▶ **TASK PROMPT**: Examine the records and identify each line that includes the string "this". Copy those lines.

▶ **MATERIAL TO PROCESS**:
*-*-*

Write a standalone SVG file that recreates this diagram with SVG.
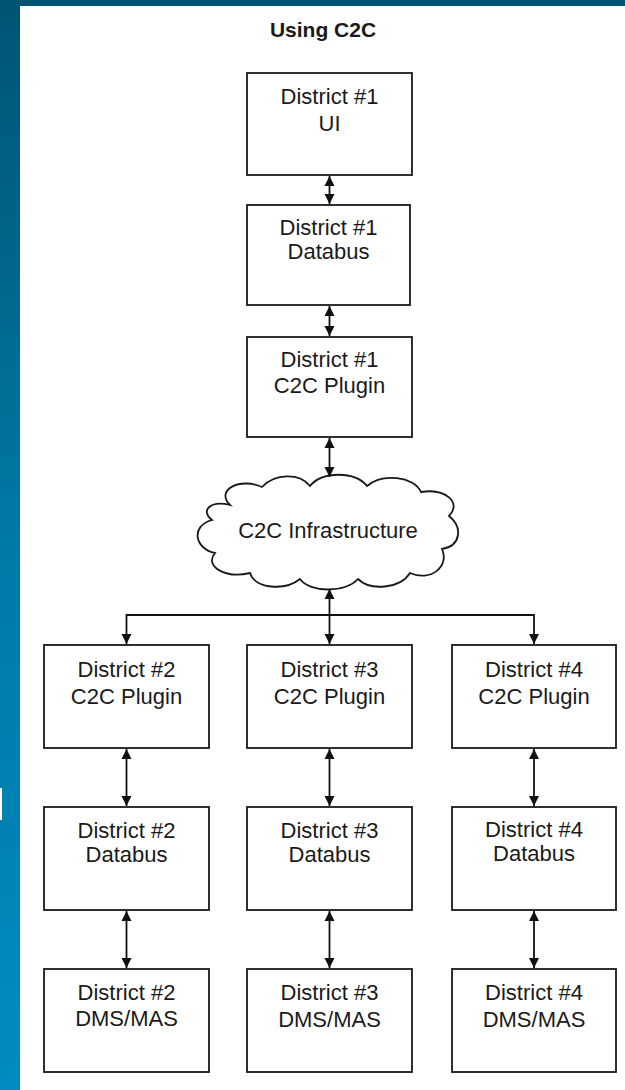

*-*-*

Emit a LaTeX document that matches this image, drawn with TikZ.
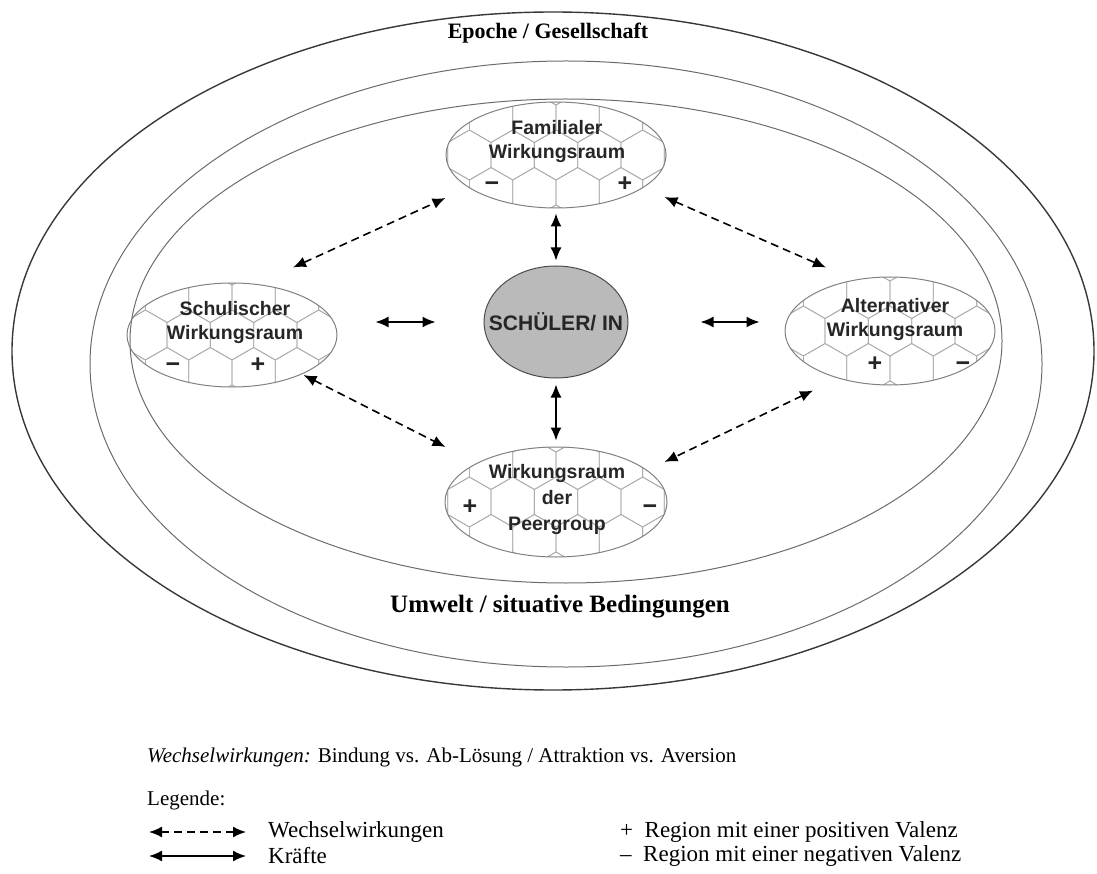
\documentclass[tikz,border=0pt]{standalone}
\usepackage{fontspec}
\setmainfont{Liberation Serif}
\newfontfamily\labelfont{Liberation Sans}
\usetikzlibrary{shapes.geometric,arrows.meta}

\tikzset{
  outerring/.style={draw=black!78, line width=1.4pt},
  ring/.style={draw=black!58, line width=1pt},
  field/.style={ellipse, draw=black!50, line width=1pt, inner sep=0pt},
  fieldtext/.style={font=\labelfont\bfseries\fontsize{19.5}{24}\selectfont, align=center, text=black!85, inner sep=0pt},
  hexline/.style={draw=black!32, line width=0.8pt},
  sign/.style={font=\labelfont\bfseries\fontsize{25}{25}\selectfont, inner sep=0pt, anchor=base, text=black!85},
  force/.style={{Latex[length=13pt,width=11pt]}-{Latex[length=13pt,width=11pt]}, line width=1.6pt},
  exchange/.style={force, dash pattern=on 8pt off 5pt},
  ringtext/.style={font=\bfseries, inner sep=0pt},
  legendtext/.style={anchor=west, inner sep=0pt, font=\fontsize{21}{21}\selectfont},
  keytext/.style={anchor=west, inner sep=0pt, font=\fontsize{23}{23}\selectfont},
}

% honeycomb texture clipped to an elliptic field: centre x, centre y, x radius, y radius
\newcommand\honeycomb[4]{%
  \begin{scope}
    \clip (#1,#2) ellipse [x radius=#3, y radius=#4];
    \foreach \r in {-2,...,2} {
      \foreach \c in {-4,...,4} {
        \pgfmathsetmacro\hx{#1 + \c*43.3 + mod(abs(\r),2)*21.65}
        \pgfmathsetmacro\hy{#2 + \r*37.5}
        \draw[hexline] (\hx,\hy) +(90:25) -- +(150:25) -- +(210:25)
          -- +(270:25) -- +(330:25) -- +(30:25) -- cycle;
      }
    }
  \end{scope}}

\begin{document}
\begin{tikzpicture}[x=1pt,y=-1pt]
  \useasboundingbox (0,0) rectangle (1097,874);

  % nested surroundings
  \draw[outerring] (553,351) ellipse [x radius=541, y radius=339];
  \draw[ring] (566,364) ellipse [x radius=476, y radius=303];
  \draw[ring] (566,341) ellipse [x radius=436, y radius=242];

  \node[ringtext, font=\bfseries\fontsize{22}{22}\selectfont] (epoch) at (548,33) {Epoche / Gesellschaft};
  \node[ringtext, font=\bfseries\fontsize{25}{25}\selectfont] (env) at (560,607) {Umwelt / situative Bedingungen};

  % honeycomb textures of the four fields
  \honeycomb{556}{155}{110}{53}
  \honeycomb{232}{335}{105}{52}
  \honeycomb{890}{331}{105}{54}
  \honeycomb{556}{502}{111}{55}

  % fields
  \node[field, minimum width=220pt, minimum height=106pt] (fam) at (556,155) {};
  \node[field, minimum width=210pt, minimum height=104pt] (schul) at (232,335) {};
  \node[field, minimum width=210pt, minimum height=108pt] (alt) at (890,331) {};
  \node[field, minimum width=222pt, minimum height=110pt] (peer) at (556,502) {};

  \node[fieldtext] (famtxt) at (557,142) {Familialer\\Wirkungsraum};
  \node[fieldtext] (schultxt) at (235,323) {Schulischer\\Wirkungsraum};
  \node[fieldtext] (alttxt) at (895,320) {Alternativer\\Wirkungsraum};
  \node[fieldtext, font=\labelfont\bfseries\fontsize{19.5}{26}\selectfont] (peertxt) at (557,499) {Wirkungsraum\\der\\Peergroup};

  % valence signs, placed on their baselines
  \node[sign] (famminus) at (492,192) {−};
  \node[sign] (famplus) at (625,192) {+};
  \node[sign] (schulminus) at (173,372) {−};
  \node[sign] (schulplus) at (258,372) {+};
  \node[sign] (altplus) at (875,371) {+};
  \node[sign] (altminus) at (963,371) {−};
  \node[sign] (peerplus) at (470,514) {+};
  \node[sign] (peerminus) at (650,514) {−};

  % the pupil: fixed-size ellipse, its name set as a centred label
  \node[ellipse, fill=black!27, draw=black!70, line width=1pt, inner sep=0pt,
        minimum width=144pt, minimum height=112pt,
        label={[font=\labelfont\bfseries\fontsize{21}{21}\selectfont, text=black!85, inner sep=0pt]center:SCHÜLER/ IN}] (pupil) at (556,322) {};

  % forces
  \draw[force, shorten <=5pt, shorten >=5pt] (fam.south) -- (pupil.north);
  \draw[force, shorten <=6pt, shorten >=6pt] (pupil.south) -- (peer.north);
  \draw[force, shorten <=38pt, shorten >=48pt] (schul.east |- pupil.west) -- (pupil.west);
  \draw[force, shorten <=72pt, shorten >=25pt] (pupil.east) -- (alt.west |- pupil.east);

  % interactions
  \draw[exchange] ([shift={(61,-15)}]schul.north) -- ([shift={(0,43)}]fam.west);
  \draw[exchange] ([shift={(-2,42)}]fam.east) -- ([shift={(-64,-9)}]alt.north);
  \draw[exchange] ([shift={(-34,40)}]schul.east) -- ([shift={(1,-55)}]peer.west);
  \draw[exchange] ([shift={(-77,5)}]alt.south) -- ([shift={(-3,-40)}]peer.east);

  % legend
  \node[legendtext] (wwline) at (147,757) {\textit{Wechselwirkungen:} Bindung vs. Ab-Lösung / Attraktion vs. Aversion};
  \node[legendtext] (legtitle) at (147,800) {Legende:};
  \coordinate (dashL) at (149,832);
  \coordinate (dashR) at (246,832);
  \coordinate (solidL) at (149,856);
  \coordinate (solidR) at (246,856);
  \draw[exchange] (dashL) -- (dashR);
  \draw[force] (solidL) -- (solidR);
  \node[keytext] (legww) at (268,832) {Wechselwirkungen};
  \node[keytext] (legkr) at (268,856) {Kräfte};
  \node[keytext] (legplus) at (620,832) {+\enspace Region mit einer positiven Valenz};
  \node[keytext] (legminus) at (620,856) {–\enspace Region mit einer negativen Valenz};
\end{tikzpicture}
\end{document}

*-*-*

▶ **FULL ANSWER**:
Write a standalone SVG file that recreates this diagram with SVG.
Emit a LaTeX document that matches this image, drawn with TikZ.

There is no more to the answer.